Posted by Kaya Kupferschmidt • Monday, January 2. 2006 • Category: OpenGL

It's already some months since the last demo for Magnum has been published. Unfortunately a real new demo is not ready yet (I am even not working on any), but the library has been extended by many new features including

  • Transparency support

  • Picking

  • New input methods for VR devices like the P5 Glove

  • Camera Layers

  • many bugfixes and improvements

Most of the work is behind the scenes, but the biggest new feature probably is picking, which is not only implemented in the model classes, but also in the scene3d universe class which enables effcient culling of nodes that cannot be hit by the pick-ray.

You can download the newest version of Magnum here and the newest test can be found here.

New OpenGL Extension: EXT_packed_depth_stencil

Posted by Kaya Kupferschmidt • Thursday, October 27. 2005 • Category: OpenGL
A new OpenGL specification for an extension has been finished by the "ARB superbuffers workgroup". The new extension called EXT_packed_depth_stencil is about a hardware-native format that handeles the depth-buffer and stencil buffer in one interleaved buffer. This extension allows to read from/write to such an combined depth/stencil buffer with one function call instead of two plus no conversion of the data is needed any more, which in turn should speed up such operations. Plus this new packed data format can be used together with the EXT_framebuffer_object extension which allows an application to render directly to a texture.

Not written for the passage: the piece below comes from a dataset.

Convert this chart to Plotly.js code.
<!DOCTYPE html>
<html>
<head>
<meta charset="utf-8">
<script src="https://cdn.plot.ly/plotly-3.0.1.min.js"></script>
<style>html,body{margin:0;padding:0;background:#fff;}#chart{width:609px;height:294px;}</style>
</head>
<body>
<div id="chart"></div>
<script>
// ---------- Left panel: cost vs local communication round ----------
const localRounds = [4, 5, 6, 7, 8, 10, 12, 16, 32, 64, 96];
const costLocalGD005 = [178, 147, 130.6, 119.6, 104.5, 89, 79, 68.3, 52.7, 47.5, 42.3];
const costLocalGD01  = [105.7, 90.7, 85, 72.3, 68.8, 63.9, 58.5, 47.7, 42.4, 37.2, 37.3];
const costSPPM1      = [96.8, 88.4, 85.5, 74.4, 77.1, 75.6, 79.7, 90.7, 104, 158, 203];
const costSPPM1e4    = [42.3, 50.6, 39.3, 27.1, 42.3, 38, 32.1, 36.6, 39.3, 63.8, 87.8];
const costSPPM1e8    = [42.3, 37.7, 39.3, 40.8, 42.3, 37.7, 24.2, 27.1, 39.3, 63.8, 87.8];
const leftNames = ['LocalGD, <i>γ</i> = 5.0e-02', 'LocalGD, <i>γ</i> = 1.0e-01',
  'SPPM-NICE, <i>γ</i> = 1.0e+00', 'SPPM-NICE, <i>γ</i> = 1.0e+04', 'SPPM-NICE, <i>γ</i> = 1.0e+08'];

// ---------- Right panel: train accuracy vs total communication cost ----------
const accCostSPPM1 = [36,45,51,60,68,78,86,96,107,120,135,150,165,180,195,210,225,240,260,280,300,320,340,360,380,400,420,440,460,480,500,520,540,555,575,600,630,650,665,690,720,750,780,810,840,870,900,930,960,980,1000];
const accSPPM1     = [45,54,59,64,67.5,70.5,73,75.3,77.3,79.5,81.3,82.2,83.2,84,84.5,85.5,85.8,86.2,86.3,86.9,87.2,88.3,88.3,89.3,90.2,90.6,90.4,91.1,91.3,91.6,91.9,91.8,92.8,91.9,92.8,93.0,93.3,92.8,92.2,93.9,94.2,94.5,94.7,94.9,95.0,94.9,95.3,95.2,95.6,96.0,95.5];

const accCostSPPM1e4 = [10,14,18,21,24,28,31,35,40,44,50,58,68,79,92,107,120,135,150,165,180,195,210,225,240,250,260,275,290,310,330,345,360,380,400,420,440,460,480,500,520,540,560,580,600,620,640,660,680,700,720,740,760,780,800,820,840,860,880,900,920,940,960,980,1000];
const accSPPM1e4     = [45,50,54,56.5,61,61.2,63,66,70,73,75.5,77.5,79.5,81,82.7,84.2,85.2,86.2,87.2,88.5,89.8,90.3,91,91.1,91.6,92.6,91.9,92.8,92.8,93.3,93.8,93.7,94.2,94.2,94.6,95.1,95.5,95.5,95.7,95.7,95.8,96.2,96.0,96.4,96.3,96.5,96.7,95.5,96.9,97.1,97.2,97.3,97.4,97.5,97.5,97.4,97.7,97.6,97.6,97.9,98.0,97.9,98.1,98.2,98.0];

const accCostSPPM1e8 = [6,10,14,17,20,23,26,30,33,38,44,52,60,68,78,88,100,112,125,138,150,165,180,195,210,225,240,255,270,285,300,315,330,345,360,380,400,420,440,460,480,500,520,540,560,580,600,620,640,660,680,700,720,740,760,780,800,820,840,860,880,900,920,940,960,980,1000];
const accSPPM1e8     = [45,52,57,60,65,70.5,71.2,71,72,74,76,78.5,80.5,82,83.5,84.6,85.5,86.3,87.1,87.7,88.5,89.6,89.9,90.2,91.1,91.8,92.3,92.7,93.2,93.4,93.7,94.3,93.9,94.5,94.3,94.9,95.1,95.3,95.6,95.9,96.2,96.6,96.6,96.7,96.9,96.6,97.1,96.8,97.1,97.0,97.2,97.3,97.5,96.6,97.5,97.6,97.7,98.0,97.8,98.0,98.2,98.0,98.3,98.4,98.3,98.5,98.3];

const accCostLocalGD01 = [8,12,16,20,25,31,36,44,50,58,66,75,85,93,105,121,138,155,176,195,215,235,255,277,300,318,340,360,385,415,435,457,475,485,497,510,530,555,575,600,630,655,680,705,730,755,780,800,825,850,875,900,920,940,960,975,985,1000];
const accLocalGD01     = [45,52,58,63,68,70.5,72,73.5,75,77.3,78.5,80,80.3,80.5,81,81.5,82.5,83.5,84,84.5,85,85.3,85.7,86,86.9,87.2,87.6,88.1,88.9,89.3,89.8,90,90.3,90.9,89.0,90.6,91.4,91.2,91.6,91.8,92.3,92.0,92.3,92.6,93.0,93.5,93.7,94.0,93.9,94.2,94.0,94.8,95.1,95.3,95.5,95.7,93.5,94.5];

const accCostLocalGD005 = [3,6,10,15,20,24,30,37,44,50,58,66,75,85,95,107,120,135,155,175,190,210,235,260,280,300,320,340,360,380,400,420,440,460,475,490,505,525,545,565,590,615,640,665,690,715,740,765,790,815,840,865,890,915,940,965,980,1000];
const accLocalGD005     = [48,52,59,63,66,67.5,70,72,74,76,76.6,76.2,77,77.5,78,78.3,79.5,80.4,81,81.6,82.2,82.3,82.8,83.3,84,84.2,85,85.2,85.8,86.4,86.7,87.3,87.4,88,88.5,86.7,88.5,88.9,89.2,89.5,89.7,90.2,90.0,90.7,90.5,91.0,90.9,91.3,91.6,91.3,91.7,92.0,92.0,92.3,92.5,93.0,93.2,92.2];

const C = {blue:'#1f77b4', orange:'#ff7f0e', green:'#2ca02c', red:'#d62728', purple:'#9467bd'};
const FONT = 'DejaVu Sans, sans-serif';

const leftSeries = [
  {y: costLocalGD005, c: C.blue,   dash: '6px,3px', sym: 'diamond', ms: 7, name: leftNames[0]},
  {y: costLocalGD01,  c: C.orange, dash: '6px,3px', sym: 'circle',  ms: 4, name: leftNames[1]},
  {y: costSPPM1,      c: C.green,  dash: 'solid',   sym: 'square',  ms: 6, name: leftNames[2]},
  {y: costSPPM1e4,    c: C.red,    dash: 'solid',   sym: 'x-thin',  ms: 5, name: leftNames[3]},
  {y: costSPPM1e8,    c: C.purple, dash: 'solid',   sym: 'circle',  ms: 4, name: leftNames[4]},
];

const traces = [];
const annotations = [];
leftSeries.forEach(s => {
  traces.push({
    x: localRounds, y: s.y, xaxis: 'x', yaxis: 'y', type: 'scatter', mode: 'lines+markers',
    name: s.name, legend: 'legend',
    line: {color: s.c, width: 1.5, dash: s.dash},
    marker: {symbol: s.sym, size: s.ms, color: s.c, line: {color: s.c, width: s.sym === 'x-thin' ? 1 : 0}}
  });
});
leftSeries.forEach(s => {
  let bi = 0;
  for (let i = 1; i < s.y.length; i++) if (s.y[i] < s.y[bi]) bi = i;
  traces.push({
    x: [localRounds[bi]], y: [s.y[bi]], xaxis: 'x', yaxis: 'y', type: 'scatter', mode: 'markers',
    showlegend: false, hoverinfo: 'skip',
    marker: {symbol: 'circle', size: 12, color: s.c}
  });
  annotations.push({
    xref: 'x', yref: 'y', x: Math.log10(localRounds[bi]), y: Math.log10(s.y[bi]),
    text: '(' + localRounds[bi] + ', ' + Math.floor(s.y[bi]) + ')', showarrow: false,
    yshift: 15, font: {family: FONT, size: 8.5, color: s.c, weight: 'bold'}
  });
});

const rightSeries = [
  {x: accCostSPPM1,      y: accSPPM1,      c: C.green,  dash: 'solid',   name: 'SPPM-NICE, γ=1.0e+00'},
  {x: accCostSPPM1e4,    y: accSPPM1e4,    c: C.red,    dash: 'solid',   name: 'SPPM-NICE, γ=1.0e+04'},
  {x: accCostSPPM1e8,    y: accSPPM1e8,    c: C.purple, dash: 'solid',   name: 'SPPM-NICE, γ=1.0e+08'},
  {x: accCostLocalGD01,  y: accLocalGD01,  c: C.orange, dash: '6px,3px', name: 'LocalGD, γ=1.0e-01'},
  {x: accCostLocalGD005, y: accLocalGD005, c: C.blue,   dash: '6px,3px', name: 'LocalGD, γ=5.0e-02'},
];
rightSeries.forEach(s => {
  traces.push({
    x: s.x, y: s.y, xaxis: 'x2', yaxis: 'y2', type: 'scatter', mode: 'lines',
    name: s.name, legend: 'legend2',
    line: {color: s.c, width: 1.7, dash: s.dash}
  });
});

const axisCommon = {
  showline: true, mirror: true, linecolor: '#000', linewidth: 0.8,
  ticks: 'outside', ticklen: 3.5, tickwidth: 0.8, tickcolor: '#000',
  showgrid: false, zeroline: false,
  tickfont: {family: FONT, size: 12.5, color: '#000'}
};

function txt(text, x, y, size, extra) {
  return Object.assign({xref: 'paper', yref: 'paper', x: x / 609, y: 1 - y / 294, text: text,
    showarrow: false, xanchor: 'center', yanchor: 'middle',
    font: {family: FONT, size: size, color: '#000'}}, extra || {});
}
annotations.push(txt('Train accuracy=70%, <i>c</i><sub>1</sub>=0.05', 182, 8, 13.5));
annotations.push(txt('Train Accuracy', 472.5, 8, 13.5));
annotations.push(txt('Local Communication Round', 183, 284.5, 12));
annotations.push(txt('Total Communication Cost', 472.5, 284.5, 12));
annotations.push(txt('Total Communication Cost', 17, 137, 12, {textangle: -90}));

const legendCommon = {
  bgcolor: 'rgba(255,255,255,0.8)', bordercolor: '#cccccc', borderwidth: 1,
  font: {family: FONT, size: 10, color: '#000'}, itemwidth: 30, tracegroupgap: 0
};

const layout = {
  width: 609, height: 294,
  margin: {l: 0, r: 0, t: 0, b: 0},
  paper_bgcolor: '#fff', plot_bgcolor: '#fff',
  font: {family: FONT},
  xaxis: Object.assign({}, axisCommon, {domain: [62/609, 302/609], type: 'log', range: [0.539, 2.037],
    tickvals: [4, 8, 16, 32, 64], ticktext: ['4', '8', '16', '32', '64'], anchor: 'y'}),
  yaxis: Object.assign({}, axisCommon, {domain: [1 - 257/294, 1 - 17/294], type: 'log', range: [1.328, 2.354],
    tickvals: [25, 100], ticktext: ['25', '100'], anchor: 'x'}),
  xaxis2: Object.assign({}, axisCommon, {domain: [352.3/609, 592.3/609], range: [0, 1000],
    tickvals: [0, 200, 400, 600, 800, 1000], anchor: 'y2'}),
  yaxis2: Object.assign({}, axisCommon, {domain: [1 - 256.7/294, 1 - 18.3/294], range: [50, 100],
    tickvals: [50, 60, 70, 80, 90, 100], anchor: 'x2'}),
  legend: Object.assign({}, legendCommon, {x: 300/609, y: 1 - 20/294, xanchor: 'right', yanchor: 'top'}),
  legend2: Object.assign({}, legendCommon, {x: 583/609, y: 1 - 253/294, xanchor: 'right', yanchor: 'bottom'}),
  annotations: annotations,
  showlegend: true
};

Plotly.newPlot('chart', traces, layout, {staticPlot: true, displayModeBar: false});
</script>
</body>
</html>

Currently I don't need this extension myself, but it is important to all those people out there who wanted to render to a texture using the stencil buffer - this was not possible on many consumer level graphics cards due to the lack of an appropriate render target format.

Finally - a new demo.

Posted by Kaya Kupferschmidt • Tuesday, September 6. 2005 • Category: OpenGL
Finally I decided to publish a new demo together with the current version of magnum, although the scene graph is still not in a working condition. But there are so many new features and bugfixes that I thought it would be a good time to release at least something.

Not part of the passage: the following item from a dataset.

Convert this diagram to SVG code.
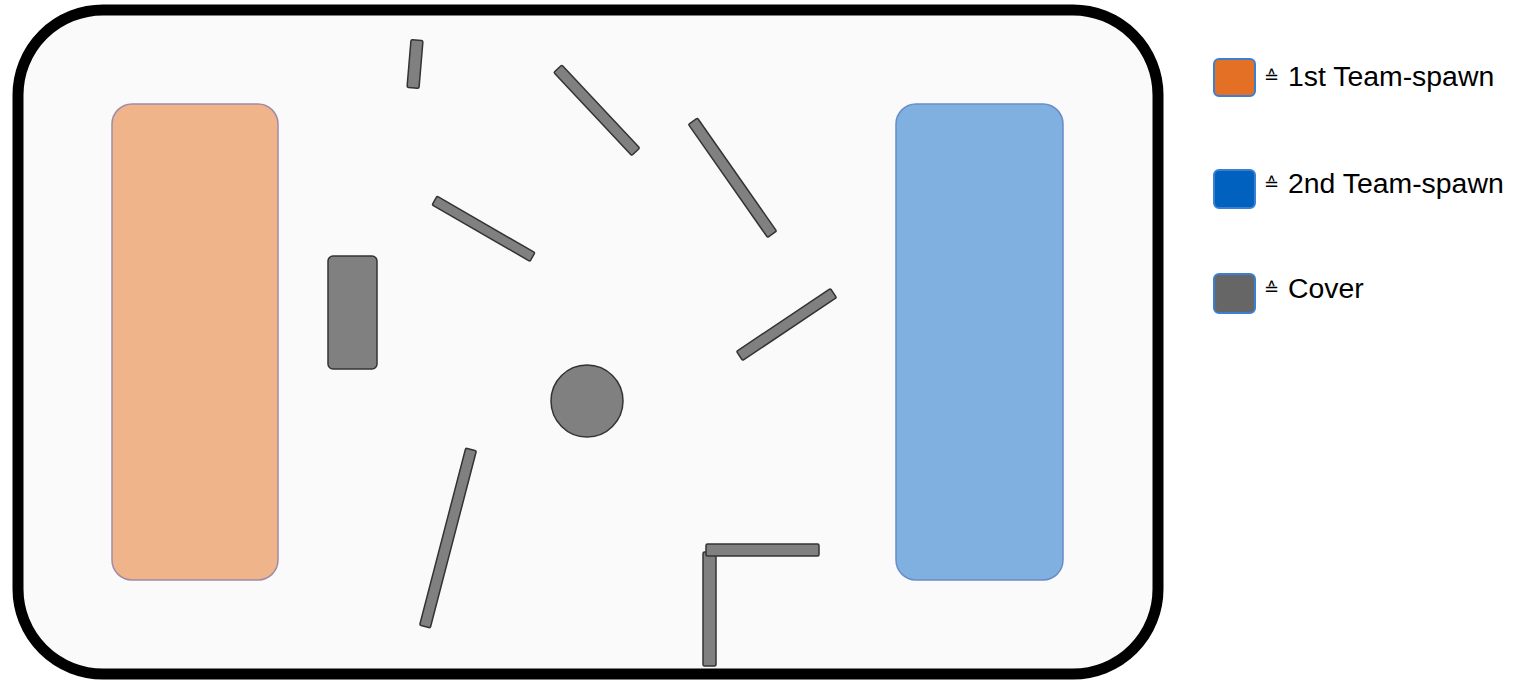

The demo itself is using the long awaited EXT_framebuffer_object extension from OpengGL for creating cubemaps for the reflections of each sphere rendered.

But there are so many new features in magnum, including new model loaders (LWO, MD2, MD3, MDS, PLY, OBJ), vertex and bone/skeleton animations (finally!) plus a lot of small changes and additions that make life easier. Some more demos coming soon, including animations!

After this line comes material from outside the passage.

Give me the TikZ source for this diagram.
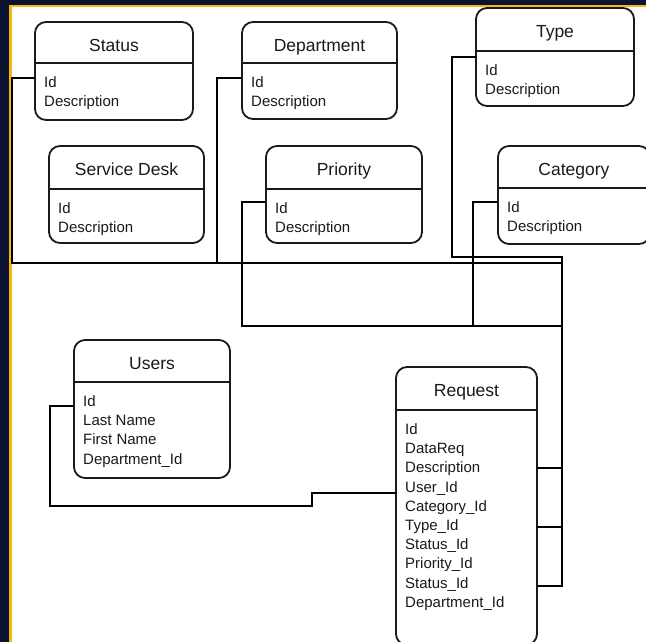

On Quaternions and more...

Posted by Kaya Kupferschmidt • Monday, September 5. 2005 • Category: OpenGL
One important mathematical object for animating 3d graphcis objects are the so called quternions. It is not easy for beginners to understand the idea behind quaternions and why they work better than Euler angels. But for those interested in this subject I found to nice links, the first goes to a general geometry and graphics page which inculdes many other interesting tidbits: EuclideanSpace - building a 3D world.

The second link called Understanding Slerp, Then Not Using It is a rant about the important slerp operation. Here the author points out that slerp may be a very precise interpolation but that it is overkill for most applications and a much simpler normalised linear interpolations will do the job just as good.

So you can expect a new release of magnum soon which will include a lot of new features and more importers (PLY, LWO, MDS, MD2, MD3) plus vertex animations and skinned bone animations. So I haven't been lazy during the last weeks, but there are still some small things missing plus the scene graph module is defunct at the moment.


Huge 3d models

Posted by Kaya Kupferschmidt • Monday, August 8. 2005 • Category: OpenGL
I was looking for some big 3d models for some performance test, and I found the The Stanford 3D Scanning Repository which includes the original data sets of some popular 3d models, which range from medium (the Stanfort Bunny with 69451 triangles) to huge (the Stanfort Lucy with 28,055,742 triangles). So if you want to stress any 3d algorithm, these models might come in handy.

Crippeled OpenGL in Windows Vista?

Posted by Kaya Kupferschmidt • Sunday, August 7. 2005 • Category: OpenGL
Currently there are some rumors at the disccusion forum of about the OpenGL architecture in the next Windows release called "Windows Vista". They state that Microsoft will only provide a wrapped OpenGL 1.5 that sits on top of DirectX 9. This would mean degraded performance plus the end of the simple exntension system for OpenGL - with other words, Microsoft is going to kill OpenGL on Windows. And that in turn would probably kill OpenGL on most other platforms as most companies wouldn't care to port their software from Windows DirectX to OpenGL any more.

For some more information, you can browse these Microsoft Winhec slides:

"Windows Graphics Overview [WinHEC 2005; 171 KB]"

"Advances in Display and Composition Architecture for Windows [WinHEC 2005; 422 KB]"

You can follow the discussion here.

Let us hope that either these rumours turn out to be false or that Microsoft is willing to change their strategy.